Favilla (Les Echos)
En politique, a dit Tocqueville, c'est la communauté des haines qui fait le fond des amitiés. Si c'est le cas aussi en politique internationale, le cercle vient de s'élargir. Dans une déclaration trop peu relevée, le président du Venezuela, Hugo Chavez, vient d'adhérer bruyamment à celui de l'antisémitisme. Selon lui, « il se trouve qu'une minorité, les descendants de ceux qui ont crucifié le Christ, s'est emparée des richesses du monde ». Sans revenir sur la théologie, l'affirmation économique est inexacte. Les richesses pétrolières du monde sont pour l'essentiel aux mains d'ennemis des juifs (dont maintenant le Venezuela). Bien que, de cette rente octroyée par la providence, tous ces pays n'aient pas tiré grand-chose pour leurs peuples. En revanche, Israël a su construire, sur une terre exiguë et ingrate, une économie et une démocratie de dimensions respectables. Si une richesse peut leur être reprochée, c'est celle de leur valeur ajoutée. La précision prend plus de sens encore à la veille de la visite à Caracas de cet autre imprécateur et pétrolier Ahmadinejad - de dimensions plus considérables à ces deux titres -, qui parle de « rayer Israël de la carte » et assure que la Shoah est un mythe fabriqué. Ainsi se précisent les critères d'adhésion au club élargi : en premier lieu, naturellement, haïr les juifs ; détester et combattre, fondamentalement, les Américains ; posséder des richesses pétrolières et, subséquemment, ne pas savoir en faire un bon usage ; exciter la haine des pauvres de leurs pays contre un ennemi extérieur, même lointain et mal défini, pour leur faire oublier qu'ils les maintiennent dans leur pauvreté.
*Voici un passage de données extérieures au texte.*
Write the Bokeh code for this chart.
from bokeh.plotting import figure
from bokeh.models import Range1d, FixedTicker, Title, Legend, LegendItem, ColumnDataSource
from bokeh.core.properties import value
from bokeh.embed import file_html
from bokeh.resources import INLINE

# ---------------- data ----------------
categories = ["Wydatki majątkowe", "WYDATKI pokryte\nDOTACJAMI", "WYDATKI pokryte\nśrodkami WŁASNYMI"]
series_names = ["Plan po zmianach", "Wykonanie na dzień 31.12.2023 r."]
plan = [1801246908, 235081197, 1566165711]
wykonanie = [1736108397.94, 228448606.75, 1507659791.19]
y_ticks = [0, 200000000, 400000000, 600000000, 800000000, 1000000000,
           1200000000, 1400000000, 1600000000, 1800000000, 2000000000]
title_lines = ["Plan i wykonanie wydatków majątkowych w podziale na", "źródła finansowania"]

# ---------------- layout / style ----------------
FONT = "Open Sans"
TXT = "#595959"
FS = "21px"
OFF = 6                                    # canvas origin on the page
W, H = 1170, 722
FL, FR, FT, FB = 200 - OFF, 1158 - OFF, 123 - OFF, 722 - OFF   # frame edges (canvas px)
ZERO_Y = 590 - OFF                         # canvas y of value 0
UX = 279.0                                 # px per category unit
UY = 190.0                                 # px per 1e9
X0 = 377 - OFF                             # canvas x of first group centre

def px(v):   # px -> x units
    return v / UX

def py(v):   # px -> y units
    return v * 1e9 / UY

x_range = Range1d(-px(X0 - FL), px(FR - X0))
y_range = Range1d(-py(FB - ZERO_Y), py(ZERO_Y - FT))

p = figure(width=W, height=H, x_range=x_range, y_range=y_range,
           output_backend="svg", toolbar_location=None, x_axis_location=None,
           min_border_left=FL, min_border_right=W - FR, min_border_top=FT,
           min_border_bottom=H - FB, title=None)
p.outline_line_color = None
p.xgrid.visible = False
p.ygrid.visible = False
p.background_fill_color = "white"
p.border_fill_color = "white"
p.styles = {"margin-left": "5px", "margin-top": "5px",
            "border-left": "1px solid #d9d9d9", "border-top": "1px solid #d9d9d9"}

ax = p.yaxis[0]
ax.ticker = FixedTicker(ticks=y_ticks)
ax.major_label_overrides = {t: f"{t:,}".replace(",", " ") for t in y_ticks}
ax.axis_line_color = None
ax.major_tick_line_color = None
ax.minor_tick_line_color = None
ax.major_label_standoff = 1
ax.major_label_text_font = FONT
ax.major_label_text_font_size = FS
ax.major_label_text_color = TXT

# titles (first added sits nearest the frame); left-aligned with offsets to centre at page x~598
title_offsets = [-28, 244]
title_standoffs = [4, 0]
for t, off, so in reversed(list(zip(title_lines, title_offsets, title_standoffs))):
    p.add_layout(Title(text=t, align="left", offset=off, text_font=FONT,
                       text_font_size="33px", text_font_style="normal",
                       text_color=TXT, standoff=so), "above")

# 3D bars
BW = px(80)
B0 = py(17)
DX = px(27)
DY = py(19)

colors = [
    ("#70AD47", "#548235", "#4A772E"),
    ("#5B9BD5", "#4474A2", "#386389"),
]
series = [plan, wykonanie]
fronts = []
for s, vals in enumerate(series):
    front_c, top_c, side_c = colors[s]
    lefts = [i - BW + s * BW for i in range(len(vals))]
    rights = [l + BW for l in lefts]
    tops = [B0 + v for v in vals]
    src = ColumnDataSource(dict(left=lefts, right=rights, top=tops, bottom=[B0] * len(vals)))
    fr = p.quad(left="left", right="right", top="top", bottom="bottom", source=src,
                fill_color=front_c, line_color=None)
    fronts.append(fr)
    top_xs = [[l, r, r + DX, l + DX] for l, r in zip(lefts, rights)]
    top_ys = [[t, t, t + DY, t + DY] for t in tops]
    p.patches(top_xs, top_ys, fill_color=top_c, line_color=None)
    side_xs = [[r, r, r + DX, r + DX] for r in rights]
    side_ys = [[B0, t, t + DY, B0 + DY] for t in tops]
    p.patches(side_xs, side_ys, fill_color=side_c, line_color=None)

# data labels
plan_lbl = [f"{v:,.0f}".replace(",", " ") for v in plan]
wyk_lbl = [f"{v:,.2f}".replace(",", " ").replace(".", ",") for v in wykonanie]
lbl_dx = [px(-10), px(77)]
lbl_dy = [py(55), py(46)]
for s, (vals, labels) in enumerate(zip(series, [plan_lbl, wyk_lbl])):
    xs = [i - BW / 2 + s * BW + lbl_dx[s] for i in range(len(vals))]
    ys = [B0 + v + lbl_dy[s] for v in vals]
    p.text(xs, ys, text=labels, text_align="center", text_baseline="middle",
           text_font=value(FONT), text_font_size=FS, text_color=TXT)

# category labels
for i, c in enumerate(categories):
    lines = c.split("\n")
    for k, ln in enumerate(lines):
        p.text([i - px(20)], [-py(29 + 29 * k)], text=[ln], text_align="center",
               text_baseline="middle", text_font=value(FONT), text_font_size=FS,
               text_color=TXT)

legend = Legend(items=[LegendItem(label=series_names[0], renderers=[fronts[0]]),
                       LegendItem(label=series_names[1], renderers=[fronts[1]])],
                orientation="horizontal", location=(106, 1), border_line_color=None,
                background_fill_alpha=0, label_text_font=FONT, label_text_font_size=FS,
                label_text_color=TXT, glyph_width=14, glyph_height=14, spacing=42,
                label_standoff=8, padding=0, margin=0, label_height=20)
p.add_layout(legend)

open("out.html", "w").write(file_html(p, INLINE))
A y regarder de près, ce front « pétrole contre valeur ajoutée » a quelques raisons de se métastaser jusqu'à l'Amérique latine. Longtemps opprimés, des Amérindiens prennent ici et là le pouvoir et règlent leur compte avec les Yankees, en réutilisant la confusion avec les juifs avides si employée naguère par les nazis (dont beaucoup se réfugièrent chez eux). La gestion d'effectifs importants de va-nu-pieds (comme en Iran) appelle des messages simples, dont le racisme et la superstition sont les plus commodes [pour avoir voyagé en Iran, je peux vous dire que toutes les catastrophes y sont dues aux juifs, même le mauvais temps et les tremblements de terre.]. On ne peut pas exclure non plus que la disparition de l'Union soviétique ait laissé les leaders antiaméricains orphelins d'une idéologie de substitution - voir Castro... Il reste stupéfiant et, pour tout dire, glaçant, que même dans ce continent éloigné de nos turpitudes euro-moyen-orientales, on ne trouve à nouveau qu'un antisémitisme recuit pour suppléer à l'insuffisance de la pensée [l'anti-américanisme est le socialisme des imbéciles, et l'antisémistisme ?]. Cela vient de loin. Telle prisonnière d'un camp de travail en Pologne ne disait-elle pas avoir dissimulé ses lunettes pour qu'on ne la soupçonne pas d'être juive ? Et tel humoriste juif, que les autres croyants du Livre ne leur pardonnaient pas de leur avoir pris leur religion ? Ainsi s'entretient la communauté des haines.